Based on this insight, the paper presents a surprising theoretical result: the optimal action for these specific MDPs can be recovered by simply evaluating the Q-function of a fixed, uniformly random policy. This means that the traditional generalized policy iteration (GPI) loop, which involves alternating between evaluating a policy and improving it, can be bypassed entirely. This simplification eliminates the need for many heuristic tricks and complex tuning that plague current methods.
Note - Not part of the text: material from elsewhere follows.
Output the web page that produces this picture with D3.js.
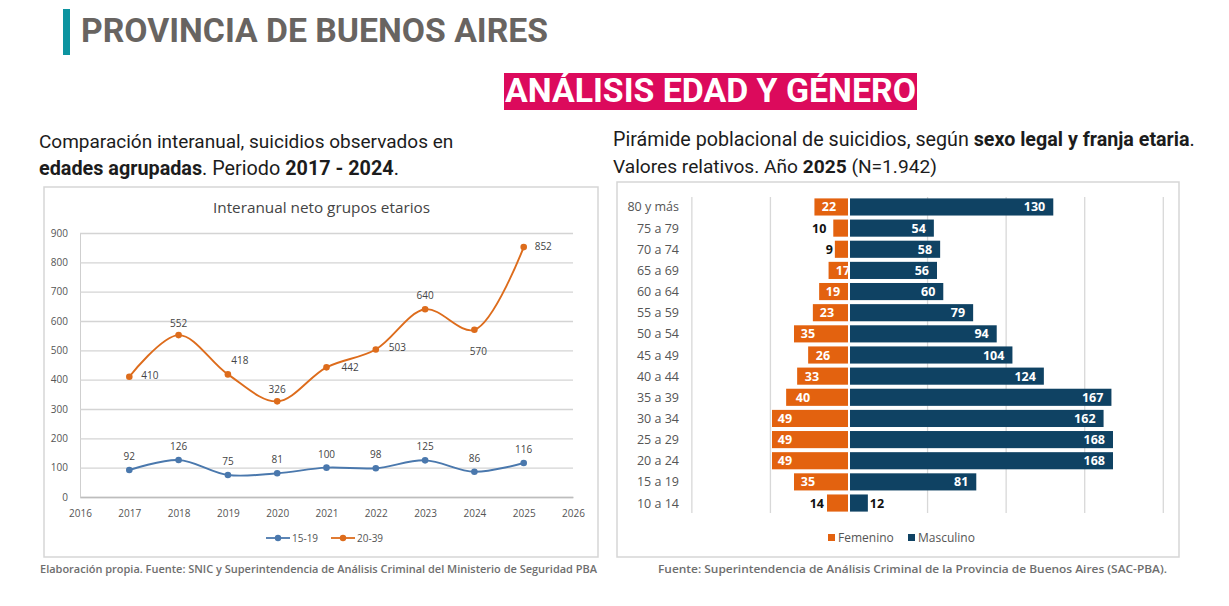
<!DOCTYPE html>
<html><head><meta charset="utf-8">
<script src="https://cdnjs.cloudflare.com/ajax/libs/d3/7.8.5/d3.min.js"></script>
<style>html,body{margin:0;padding:0;background:#fff}svg{display:block}</style></head>
<body><svg id="c" width="1229" height="606"></svg>
<script>
const years=[2017,2018,2019,2020,2021,2022,2023,2024,2025];
const yearTicks=[2016,2017,2018,2019,2020,2021,2022,2023,2024,2025,2026];
const valueTicks=[0,100,200,300,400,500,600,700,800,900];
const group1519=[92,126,75,81,100,98,125,86,116];
const group2039=[410,552,418,326,442,503,640,570,852];
const ageBands=["80 y más","75 a 79","70 a 74","65 a 69","60 a 64","55 a 59","50 a 54","45 a 49","40 a 44","35 a 39","30 a 34","25 a 29","20 a 24","15 a 19","10 a 14"];
const femenino=[22,10,9,13,19,23,35,26,33,40,49,49,49,35,14];
const femeninoLabels=["22","10","9","17","19","23","35","26","33","40","49","49","49","35","14"];
const masculino=[130,54,58,56,60,79,94,104,124,167,162,168,168,81,12];
const pyramidGrid=[-100,-50,50,100,150,200];
const FONT="Roboto,sans-serif", CH="'Open Sans',sans-serif";
const svg=d3.select("#c");
const T=(x,y,s,o={})=>{const t=svg.append("text").attr("x",x).attr("y",y).attr("font-family",o.f||FONT)
 .attr("font-size",o.s||12).attr("font-weight",o.w||400).attr("fill",o.c||"#333").attr("text-anchor",o.a||"start").text(s);
 if(o.len)t.attr("textLength",o.len).attr("lengthAdjust","spacingAndGlyphs");return t;};
const rich=(x,y,parts,s)=>{const t=svg.append("text").attr("x",x).attr("y",y).attr("font-family",FONT).attr("font-size",s).attr("fill","#1c1c1c");
 parts.forEach(([p,b])=>t.append("tspan").attr("font-weight",b?700:400).text(p));};
svg.append("rect").attr("x",63).attr("y",9).attr("width",7).attr("height",46).attr("fill","#0d94a0");
T(81,42,"PROVINCIA DE BUENOS AIRES",{s:33,w:700,c:"#686461",len:467});
svg.append("rect").attr("x",504).attr("y",73).attr("width",413).attr("height",37).attr("fill","#dc0a5c");
T(505,102,"ANÁLISIS EDAD Y GÉNERO",{s:33,w:700,c:"#fff",len:411});
rich(39,148,[["Comparación interanual, suicidios observados en",0]],19);
rich(39,175,[["edades agrupadas",1],[". Periodo ",0],["2017 - 2024",1],[".",0]],19.8);
rich(613,146,[["Pirámide poblacional de suicidios, según ",0],["sexo legal y franja etaria",1],[".",0]],19.7);
rich(613,173,[["Valores relativos. Año ",0],["2025",1],[" (N=1.942)",0]],19.15);
// frames
svg.append("rect").attr("x",44).attr("y",187).attr("width",554).attr("height",370).attr("fill","#fff").attr("stroke","#d6d6d6").attr("stroke-width",1.5);
svg.append("rect").attr("x",617).attr("y",182).attr("width",562).attr("height",375).attr("fill","#fff").attr("stroke","#d6d6d6").attr("stroke-width",1.5);
// line chart
T(213,213,"Interanual neto grupos etarios",{s:14,c:"#444",f:CH,len:217});
const x=d3.scaleLinear().domain([2016,2026]).range([80,573]);
const y=d3.scaleLinear().domain([0,900]).range([497,233]);
const gy=svg.append("g").attr("transform","translate(80,0)").call(d3.axisLeft(y).tickValues(valueTicks).tickSize(-493).tickFormat(d3.format("d")));
gy.select(".domain").attr("stroke","#cfcfcf");
gy.selectAll("line").attr("stroke","#d4d4d4").attr("stroke-width",1.4);
gy.selectAll("text").attr("font-family",CH).attr("font-size",10).attr("fill","#555").attr("dx",-9);
const gx=svg.append("g").attr("transform","translate(0,497)").call(d3.axisBottom(x).tickValues(yearTicks).tickSize(0).tickFormat(d3.format("d")));
gx.select(".domain").attr("stroke","#bdbdbd").attr("stroke-width",1.4);
gx.selectAll("text").attr("font-family",CH).attr("font-size",10).attr("fill","#555").attr("dy",17);
const line=d3.line().curve(d3.curveCatmullRom.alpha(0.5)).x((d,i)=>x(years[i])).y(d=>y(d));
const BLUE="#4a78ad",OR="#dd6c1c";
[[group1519,BLUE],[group2039,OR]].forEach(([v,c])=>{
 svg.append("path").attr("d",line(v)).attr("fill","none").attr("stroke",c).attr("stroke-width",1.9);
 svg.selectAll(null).data(v).enter().append("circle").attr("cx",(d,i)=>x(years[i])).attr("cy",d=>y(d)).attr("r",3.3).attr("fill",c);
});
const lblOff2039=[[12,2,"start"],[0,-8,"middle"],[12,-10,"middle"],[0,-8,"middle"],[15,4,"start"],[13,2,"start"],[0,-10,"middle"],[4,25,"middle"],[11,3,"start"]];
group2039.forEach((d,i)=>{const o=lblOff2039[i];T(x(years[i])+o[0],y(d)+o[1],d,{s:10,c:"#444",a:o[2],f:CH});});
group1519.forEach((d,i)=>T(x(years[i]),y(d)-10,d,{s:10,c:"#444",a:"middle",f:CH}));
[[266,"15-19",BLUE],[331,"20-39",OR]].forEach(([lx,n,c])=>{
 svg.append("line").attr("x1",lx).attr("x2",lx+24).attr("y1",538).attr("y2",538).attr("stroke",c).attr("stroke-width",1.8);
 svg.append("circle").attr("cx",lx+12).attr("cy",538).attr("r",3.2).attr("fill",c);
 T(lx+26,541.5,n,{s:10,c:"#555",f:CH});
});
T(40,573,"Elaboración propia. Fuente: SNIC y Superintendencia de Análisis Criminal del Ministerio de Seguridad PBA",{s:11,w:600,c:"#6e6e6e",f:CH,len:557});
// pyramid
const px=d3.scaleLinear().domain([0,168]).range([849,1113]);
const py=d3.scaleBand().domain(ageBands).range([196.5,513.5]).paddingInner(0.19).paddingOuter(0.09);
svg.append("g").selectAll("line").data(pyramidGrid).enter().append("line")
 .attr("x1",d=>px(d)).attr("x2",d=>px(d)).attr("y1",197).attr("y2",513).attr("stroke","#d8d8d8").attr("stroke-width",1.3);
const NAVY="#0f4263",ORB="#e3620f";
const outsideGap={10:7,9:2,14:3};
const insideCentre={22:829,19:833,23:827,26:823,33:812,35:808,40:803,49:785};
svg.selectAll(null).data(ageBands).enter().append("rect").attr("x",(d,i)=>px(-femenino[i])).attr("y",d=>py(d))
 .attr("width",(d,i)=>px(0)-px(-femenino[i])-1).attr("height",py.bandwidth()).attr("fill",ORB);
ageBands.forEach((a,i)=>{
 const cy=py(a)+py.bandwidth()/2+4.5, f=femenino[i], lab=femeninoLabels[i];
 T(679,cy,a,{s:12.5,c:"#555",a:"end",f:CH});
 if(outsideGap[f]!==undefined) T(px(-f)-outsideGap[f],cy,lab,{s:12.5,w:700,c:"#111",a:"end",f:CH});
 else T(insideCentre[f]||843,cy,lab,{s:12.5,w:700,c:"#fff",a:"middle",f:CH});
});
svg.selectAll(null).data(ageBands).enter().append("rect").attr("x",px(0)+1).attr("y",d=>py(d))
 .attr("width",(d,i)=>px(masculino[i])-px(0)-1).attr("height",py.bandwidth()).attr("fill",NAVY);
ageBands.forEach((a,i)=>{
 const cy=py(a)+py.bandwidth()/2+4.5, m=masculino[i];
 if(m===12) T(px(m)+2,cy,m,{s:12.5,w:700,c:"#111",f:CH});
 else T(px(m)-8,cy,m,{s:12.5,w:700,c:"#fff",a:"end",f:CH});
});
[[828,"Femenino",ORB],[908,"Masculino",NAVY]].forEach(([lx,n,c])=>{
 svg.append("rect").attr("x",lx).attr("y",534).attr("width",7).attr("height",7).attr("fill",c);
 T(lx+10,541.5,n,{s:12,c:"#555",f:CH});
});
T(658,573,"Fuente: Superintendencia de Análisis Criminal de la Provincia de Buenos Aires (SAC-PBA).",{s:11.5,w:600,c:"#6e6e6e",f:CH,len:509});
</script></body></html>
Introducing ROVER: Simplicity Meets Effectiveness
ROVER translates this theoretical principle into a practical and scalable algorithm. Instead of iteratively optimizing a policy, ROVER focuses on evaluating a fixed uniformly random policy. The Q-values derived from this evaluation are then used to guide action selection. While a naive greedy selection based on these Q-values guarantees optimality, it can lead to a lack of diversity in solutions. To address this, ROVER samples actions from a softmax distribution over these uniform-policy Q-values. This approach maintains diversity by allowing exploration of multiple valid reasoning pathways, aligning well with modern LLM decoding strategies.
The practical implementation of ROVER also introduces several clever techniques. It intrinsically parameterizes the Q-function using the LLM’s own parameters, removing the need for a separate value network. To stabilize training and provide a dense reward signal, ROVER employs a low-variance reward mechanism, sampling multiple responses for each prompt and using mean-centered rewards, which are then broadcast to every token in the generation process.
Also Read:
- DIVER: A New Approach to Enhance LLM Reasoning Through Diverse Exploration
- Unlocking Deeper Exploration in LLMs with Risk-Sensitive Reinforcement Learning
Impressive Results Across Benchmarks
Despite its radical simplification, ROVER demonstrates superior performance across multiple base models and standard math reasoning benchmarks. On competition-level tasks like AIME24, AIME25, and HMMT25, ROVER showed significant improvements in both solution quality (e.g., +8.2 on pass@1 and +16.8 on pass@256) and diversity (+17.6%) compared to strong, more complicated existing methods. The method also exhibited remarkable generalization capabilities on out-of-distribution tasks like GPQA-diamond, a challenging benchmark of graduate-level science questions.
Behavioral analysis revealed that ROVER encourages enhanced reflection behaviors in LLMs, leading to a higher frequency of tokens associated with rethinking and self-correction. Furthermore, ROVER was found to discover novel reasoning strategies that were absent in base models and those trained with standard RL approaches, pushing the boundaries of LLM reasoning. The algorithm also scales robustly at test-time, consistently improving upon base models across various metrics like majority voting (maj@k).
Ablation studies confirmed the importance of the expected Q-value of the successor state in the Bellman target, showing that while this term is crucial, ROVER is not overly sensitive to its precise scaling.
This research provides a strong foundation for simplifying RLVR in deterministic, tree-structured MDPs with binary terminal rewards, a structure that naturally aligns with autoregressive LLM generation. The paper can be accessed in full at arXiv:2509.24981.
ROVER’s minimalist yet highly effective approach challenges the conventional wisdom that complex problems require complex solutions, opening new avenues for developing more robust and simplified methods for LLM reasoning and beyond.